Instagram made me eat this
India, June 21 -- There are more restaurants in India than ever before. There are more cuisines available than we have ever known. And, inevitably, there are more menu cliches (what we call 'food trends' when we are being polite) than we have ever seen.
Call me a jaded old bore, but these are the current trends/cliches that I hate the most.
In Europe, sandwiches are clever combinations of ingredients that you can enjoy without feeling that a vat of ketchup has fallen on you.
The classic American sandwich has usually been a little fatter (the Reuben, the Hero, the hamburger etc) and has required you to open your mouth really wide while simultaneously ensuring that ingredients don't drop out of the sandwich as you are eating it.
That's fine with me, but what I object to is the trend to over-sauce sandwiches to create the so-called Dirty Sandwich. This kind of sandwich contains so much ketchup, mayo, melted cheese, hot sauce etc, that it is supposed to make your face dirty from all the sauce that will smear itself around your mouth or drip down to the front of your shirt.
We have imported this trend and I really don't see the point.
The French Fry is one of the world's great culinary inventions and its many variations (matchstick fries, steak fries, shoestring fries, triple-cooked chips, etc) are delicious when made fresh with the right kind of potato.
So, why do you need to dirty it?
It's the same phenomenon as the Dirty Sandwich. They pour melted cheese on the fries or douse them in truffle oil (more about which later) or drown them in some tomato-chilli sauce.
Do these people not really like fries?
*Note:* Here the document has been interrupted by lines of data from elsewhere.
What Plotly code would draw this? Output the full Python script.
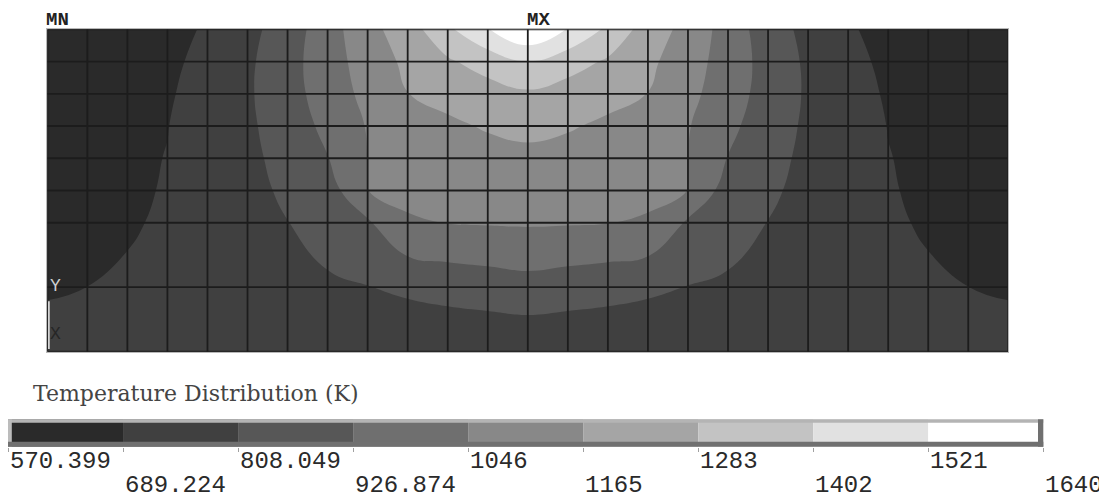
import plotly.graph_objects as go

# ---------------- data ----------------
# mesh node coordinates (element units); y listed top -> bottom
x_nodes = [0, 1, 2, 3, 4, 5, 6, 7, 8, 9, 10, 11, 12, 13, 14, 15, 16, 17, 18, 19, 20, 21, 22, 23, 24]
y_nodes = [8.0, 7.2, 6.4, 5.6, 4.8, 4.0, 3.2, 1.6, 0.0]

# nodal temperatures (K), one row per y node (top -> bottom)
temp_y80 = [570.4, 600, 630, 664, 698, 774, 866, 994, 1127, 1227, 1380, 1515, 1640, 1515, 1380, 1227, 1127, 994, 866, 774, 698, 664, 630, 600, 571]
temp_y72 = [585, 612, 640, 665, 722, 788, 884, 993, 1098, 1190, 1268, 1335, 1400, 1335, 1268, 1190, 1098, 993, 884, 788, 722, 665, 640, 612, 585]
temp_y64 = [605, 630, 655, 678, 732, 793, 881, 981, 1078, 1163, 1199, 1232, 1266, 1232, 1199, 1163, 1078, 981, 881, 793, 732, 678, 655, 630, 605]
temp_y56 = [622, 643, 665, 687, 738, 789, 863, 956, 1053, 1100, 1145, 1175, 1191, 1175, 1145, 1100, 1053, 956, 863, 789, 738, 687, 665, 643, 622]
temp_y48 = [635, 652, 670, 692, 738, 783, 844, 923, 1047, 1080, 1105, 1125, 1139, 1125, 1105, 1080, 1047, 923, 844, 783, 738, 692, 670, 652, 635]
temp_y40 = [648, 660, 675, 695, 740, 779, 825, 870, 1045, 1075, 1083, 1090, 1097, 1090, 1083, 1075, 1045, 870, 825, 779, 740, 695, 675, 660, 648]
temp_y32 = [675, 679, 681, 700, 740, 773, 806, 858, 911, 1032, 1048, 1054, 1057, 1054, 1048, 1032, 911, 858, 806, 773, 740, 700, 681, 679, 675]
temp_y16 = [687, 689.3, 700, 718, 740, 761, 776, 790, 805, 830, 850, 866, 883, 866, 850, 830, 805, 790, 776, 761, 740, 718, 700, 689.3, 687]
temp_y00 = [698, 699, 700, 701, 702, 703, 704, 705, 706, 707, 708, 709, 709, 709, 708, 707, 706, 705, 704, 703, 702, 701, 700, 699, 698]

# contour levels and legend labels
levels = [570.399, 689.224, 808.049, 926.874, 1045.699, 1164.524, 1283.349, 1402.174, 1520.999, 1639.824]
level_labels = ["570.399", "689.224", "808.049", "926.874", "1046", "1165", "1283", "1402", "1521", "1640"]
band_colors = ["#2a2a2a", "#404040", "#575757", "#6f6f6f", "#888888", "#a5a5a5", "#c3c3c3", "#e1e1e1", "#ffffff"]

title_text = "Temperature Distribution (K)"
min_label, max_label = "MN", "MX"
min_node, max_node = 0, 12

# ---------------- figure ----------------
OFF = 8                      # body margin of the html page
W, H = 1107, 498
z_rows = [temp_y80, temp_y72, temp_y64, temp_y56, temp_y48, temp_y40, temp_y32, temp_y16, temp_y00]
step = levels[1] - levels[0]

cscale = [[0.0, band_colors[0]]]
for k, c in enumerate(band_colors):
    cscale.append([(k + 1) / 10, c])
cscale.append([1.0, band_colors[-1]])

fig = go.Figure()
fig.add_trace(go.Contour(
    x=x_nodes, y=y_nodes[::-1], z=z_rows[::-1],
    contours=dict(start=levels[0], end=levels[-1], size=step, coloring="fill", showlines=False),
    colorscale=cscale, showscale=False,
    line=dict(width=0, smoothing=1.3), hoverinfo="skip",
))

# element mesh lines
mx, my = [], []
for xv in x_nodes:
    mx += [xv, xv, None]
    my += [min(y_nodes), max(y_nodes), None]
for yv in y_nodes:
    mx += [min(x_nodes), max(x_nodes), None]
    my += [yv, yv, None]
fig.add_trace(go.Scatter(x=mx, y=my, mode="lines", line=dict(color="#1c1c1c", width=1.8),
                         hoverinfo="skip", showlegend=False, cliponaxis=False))

# legend bar
fig.add_trace(go.Bar(
    x=[levels[k] + step / 2 for k in range(len(band_colors))],
    y=[1] * len(band_colors), width=[step] * len(band_colors),
    marker=dict(color=band_colors, line=dict(width=0)),
    xaxis="x2", yaxis="y2", hoverinfo="skip", showlegend=False,
))


def px(v):
    return max(0.0, v - OFF)


px_l, px_r, px_t, px_b = px(47.3), px(1008.3), px(29.3), px(351.7)
cb_l, cb_r, cb_t, cb_b = px(7.3), px(1043.3), px(419.3), px(446.7)

hide = dict(showgrid=False, zeroline=False, showticklabels=False, ticks="")
fig.update_layout(
    width=W, height=H, margin=dict(l=0, r=0, t=0, b=0),
    paper_bgcolor="white", plot_bgcolor="white", showlegend=False,
    xaxis=dict(domain=[px_l / W, px_r / W], range=[min(x_nodes), max(x_nodes)],
               showline=True, mirror=True, linecolor="#b8b8b8", linewidth=1, **hide),
    yaxis=dict(domain=[1 - px_b / H, 1 - px_t / H], range=[min(y_nodes), max(y_nodes)],
               showline=True, mirror=True, linecolor="#b8b8b8", linewidth=1, **hide),
    xaxis2=dict(domain=[cb_l / W, cb_r / W], range=[levels[0], levels[-1]], anchor="y2",
                showgrid=False, zeroline=False, showticklabels=False, showline=False,
                tickvals=levels, ticks="outside", ticklen=4, tickwidth=1, tickcolor="#a0a0a0"),
    yaxis2=dict(domain=[1 - cb_b / H, 1 - cb_t / H], range=[0, 1], anchor="x2", showline=False, **hide),
)

# bevel frame of the legend bar
bw, bh = cb_r - cb_l, cb_b - cb_t
frame = [
    dict(x0=0, x1=1, y0=1 - 3.4 / bh, y1=1, color="#b4b4b4"),
    dict(x0=0, x1=3.8 / bw, y0=0, y1=1, color="#bcbcbc"),
    dict(x0=0, x1=1, y0=0, y1=5.0 / bh, color="#707070"),
    dict(x0=1 - 5.3 / bw, x1=1, y0=0, y1=1, color="#707070"),
]
for f in frame:
    fig.add_shape(type="rect", xref="x2 domain", yref="y2 domain", x0=f["x0"], x1=f["x1"],
                  y0=f["y0"], y1=f["y1"], fillcolor=f["color"], line=dict(width=0), layer="above")

# triad line
fig.add_shape(type="line", xref="x", yref="y", x0=0.04, x1=0.04, y0=0.07, y1=1.25,
              line=dict(color="#f0f0f0", width=1.5), layer="above")

ann = []
mono = "Liberation Mono"
for k, (lv, lab) in enumerate(zip(levels, level_labels)):
    ymid = px(461.5) if k % 2 == 0 else px(485.0)
    ann.append(dict(x=lv, xref="x2", y=1 - ymid / H, yref="paper", text=lab, showarrow=False,
                    xanchor="left", yanchor="middle", font=dict(family=mono, size=24, color="#2a2a2a")))
ann.append(dict(x=px(31) / W, xref="paper", y=1 - px(393.4) / H, yref="paper", text=title_text,
                showarrow=False, xanchor="left", yanchor="middle",
                font=dict(family="DejaVu Serif", size=22, color="#444444")))
for lab, node in [(min_label, min_node), (max_label, max_node)]:
    ann.append(dict(x=x_nodes[node], xref="x", y=max(y_nodes), yref="y", text="<b>" + lab + "</b>",
                    showarrow=False, xanchor="left", yanchor="bottom", xshift=-2, yshift=-3, borderpad=0,
                    font=dict(family=mono, size=19, color="#222222")))
ann.append(dict(x=0.07, xref="x", y=1.63, yref="y", text="Y", showarrow=False, xanchor="left",
                yanchor="middle", xshift=-2, font=dict(family=mono, size=18, color="#cfcfcf")))
ann.append(dict(x=0.07, xref="x", y=0.43, yref="y", text="X", showarrow=False, xanchor="left",
                yanchor="middle", xshift=-2, font=dict(family=mono, size=18, color="#262626")))
fig.update_layout(annotations=ann)

fig.write_html("out.html")
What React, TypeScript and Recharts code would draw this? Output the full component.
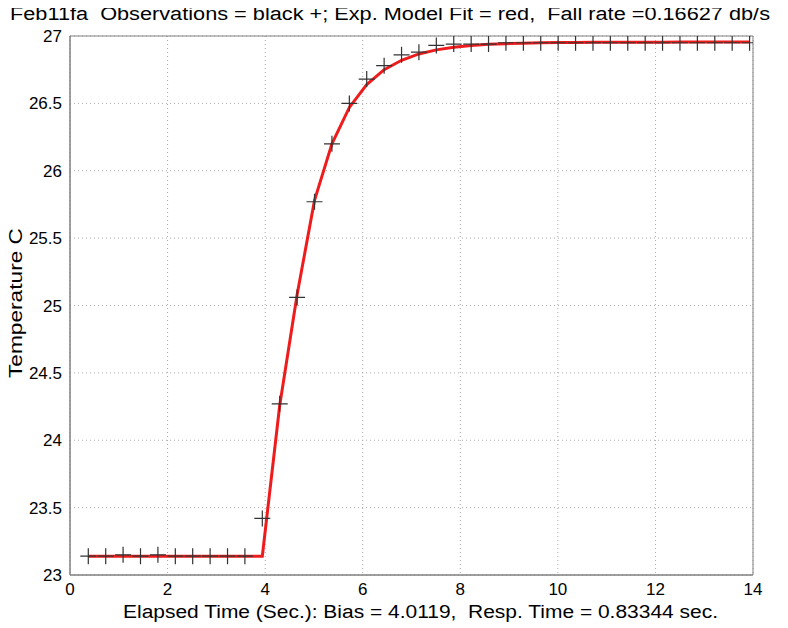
import React from "react";
import {
  ComposedChart,
  Line,
  Scatter,
  XAxis,
  YAxis,
  CartesianGrid,
  ReferenceArea,
} from "recharts";

// Observation times (s)
const obsTime = [
  0.375, 0.732, 1.088, 1.445, 1.802, 2.159, 2.515, 2.872, 3.229, 3.585,
  3.942, 4.299, 4.655, 5.012, 5.369, 5.726, 6.082, 6.439, 6.796, 7.152,
  7.509, 7.866, 8.223, 8.579, 8.936, 9.293, 9.649, 10.006, 10.363, 10.72,
  11.076, 11.433, 11.79, 12.146, 12.503, 12.86, 13.217, 13.573, 13.93,
];
// Observed temperatures (black +)
const obsTemp = [
  23.14, 23.14, 23.15, 23.14, 23.15, 23.14, 23.14, 23.14, 23.14, 23.14,
  23.42, 24.27, 25.06, 25.77, 26.2, 26.5, 26.68, 26.78, 26.86, 26.88,
  26.93, 26.94, 26.94, 26.94, 26.95, 26.95, 26.95, 26.95, 26.95, 26.95,
  26.95, 26.95, 26.95, 26.95, 26.95, 26.95, 26.95, 26.95, 26.95,
];
// Exponential model fit (red)
const fitTemp = [
  23.14, 23.14, 23.14, 23.14, 23.14, 23.14, 23.14, 23.14, 23.14, 23.14,
  23.14, 24.26, 25.08, 25.78, 26.2, 26.47, 26.64, 26.75, 26.82, 26.867,
  26.897, 26.916, 26.929, 26.938, 26.943, 26.947, 26.949, 26.951, 26.952, 26.953,
  26.953, 26.954, 26.954, 26.954, 26.955, 26.955, 26.955, 26.955, 26.955,
];

const xTicks = [0, 2, 4, 6, 8, 10, 12, 14];
const yTicks = [23, 23.5, 24, 24.5, 25, 25.5, 26, 26.5, 27];

const titleText =
  "Feb11fa  Observations = black +; Exp. Model Fit = red,  Fall rate =0.16627 db/s";
const xLabelText =
  "Elapsed Time (Sec.): Bias = 4.0119,  Resp. Time = 0.83344 sec.";
const yLabelText = "Temperature C";

const obsData = obsTime.map((t, i) => ({ t, v: obsTemp[i] }));
const fitData = obsTime.map((t, i) => ({ t, v: fitTemp[i] }));

const FONT = "'Liberation Sans', Arial, sans-serif";

const Plus = (props: any) => {
  const { cx, cy } = props;
  if (cx == null || cy == null) return null;
  return (
    <path
      d={`M${cx - 8},${cy}H${cx + 8}M${cx},${cy - 8}V${cy + 8}`}
      stroke="#333"
      strokeWidth={1.2}
      fill="none"
    />
  );
};

export default function App() {
  const W = 780;
  const H = 620;
  return (
    <div style={{ position: "relative", width: W, height: H, background: "#fff" }}>
      <ComposedChart
        width={W}
        height={H}
        margin={{ top: 28, right: 35, left: 0, bottom: 23 }}
      >
        <CartesianGrid
          stroke="#aaa"
          strokeDasharray="1 3"
          horizontalValues={yTicks}
          verticalValues={xTicks}
        />
        <XAxis
          type="number"
          dataKey="t"
          domain={[0, 14]}
          ticks={xTicks}
          allowDataOverflow
          tickLine={false}
          axisLine={{ stroke: "#808080" }}
          height={30}
          tick={{ fill: "#000", fontSize: 17, fontFamily: FONT }}
          interval={0}
        />
        <YAxis
          type="number"
          dataKey="v"
          domain={[23, 27]}
          ticks={yTicks}
          allowDataOverflow
          tickLine={false}
          axisLine={{ stroke: "#808080" }}
          width={62}
          tick={{ fill: "#000", fontSize: 17, fontFamily: FONT }}
          interval={0}
        />
        <ReferenceArea
          x1={0}
          x2={14}
          y1={23}
          y2={27}
          fill="none"
          stroke="#808080"
          strokeWidth={1}
          ifOverflow="visible"
        />
        <Scatter
          data={obsData}
          dataKey="v"
          shape={<Plus />}
          isAnimationActive={false}
        />
        <Line
          data={fitData}
          dataKey="v"
          type="linear"
          stroke="#ee1c1c"
          strokeWidth={3}
          dot={false}
          activeDot={false}
          isAnimationActive={false}
        />
      </ComposedChart>
      <svg
        width={788}
        height={628}
        style={{ position: "absolute", left: -8, top: -8, pointerEvents: "none" }}
      >
        <text
          x={10}
          y={20}
          fontSize={18}
          fontFamily={FONT}
          fill="#000"
          xmlSpace="preserve"
          style={{ whiteSpace: "pre" }}
          textLength={760}
          lengthAdjust="spacingAndGlyphs"
        >
          {titleText}
        </text>
        <text
          x={123}
          y={618}
          fontSize={18}
          fontFamily={FONT}
          fill="#000"
          xmlSpace="preserve"
          style={{ whiteSpace: "pre" }}
          textLength={595}
          lengthAdjust="spacingAndGlyphs"
        >
          {xLabelText}
        </text>
        <text
          transform="translate(22, 303) rotate(-90)"
          x={0}
          y={0}
          textAnchor="middle"
          fontSize={18}
          fontFamily={FONT}
          fill="#000"
          textLength={150}
          lengthAdjust="spacingAndGlyphs"
        >
          {yLabelText}
        </text>
      </svg>
    </div>
  );
}
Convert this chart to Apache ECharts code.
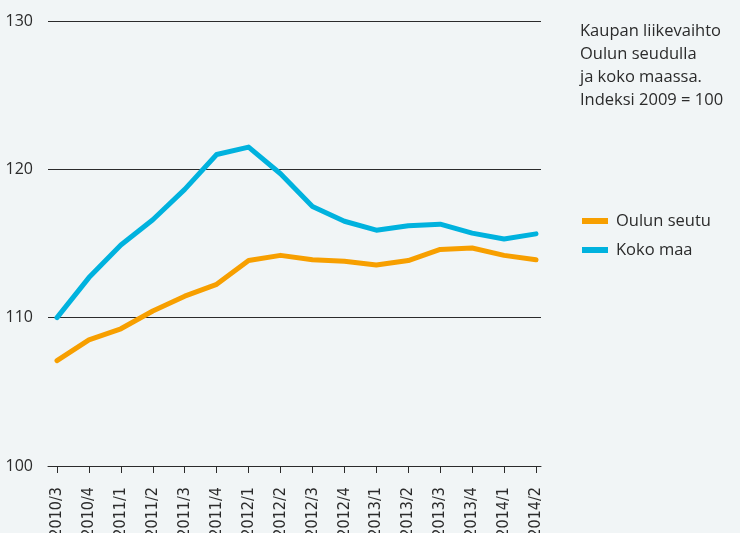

Is that why they have to destroy their natural flavour and texture?
Just as we mindlessly import trends from America, the Americans themselves have long abused Japanese cuisine by plundering its flavours, dishes and ingredients for rubbish variations.
One example is matcha, a specific kind of Japanese green tea powder, which has a distinctive flavour (if you use real matcha, which people outside Japan often don't) that I enjoy.
But now, bogus matcha is used to flavour everything, partly because the real matcha is expensive and, thanks to massive demand from America, in short supply.
You will get matcha versions of all kinds of food and drink now, from martinis to dumplings, and even when the Matcha flavour does not taste obviously fake, I have to say that I am fed up of the matcha overload and the extent to which people use it because it's trendy or they saw it on TikTok.
Oriel Castro, who was head chef at El Bulli, and now owns the three-Michelin-star Disfrutar, held a super class (full disclosure: As Chairman of Culinary Culture I helped organise it) in Delhi last month and demonstrated how he had taken forward the techniques he had created with Ferran Adria at El Bulli.
A fair number of India's great chefs flew in to attend it, and I think all of them had the same thought as me: It is a shame that the advances of El Bulli and Disfrutar have come to be represented by talentless imitators who spherify liquids and put foams on everything.
I feel the same way about the Noma legacy. If you talk to Rene Redzepi or eat at Noma, you realise that his food is about understanding the world around us and enjoying the best that the earth has to offer.
But like El Bulli (where Redzepi once worked) Noma has been ill-served by its imitators who think that the food is only about foraging and fermentation.
There is nothing I find more annoying than a chef who thinks that if he can pick up some dodgy-tasting leaves in a forest and ferment them for six weeks he can be the next Rene Redzepi.
I love cheesecake, as I have often said on these pages. I am not snobbish about it; I grew up on frozen Birds Eye cheesecake not on some chefy version.
But now, as we are overwhelmed by an avalanche of cheesecake, all I can say is: Enough already!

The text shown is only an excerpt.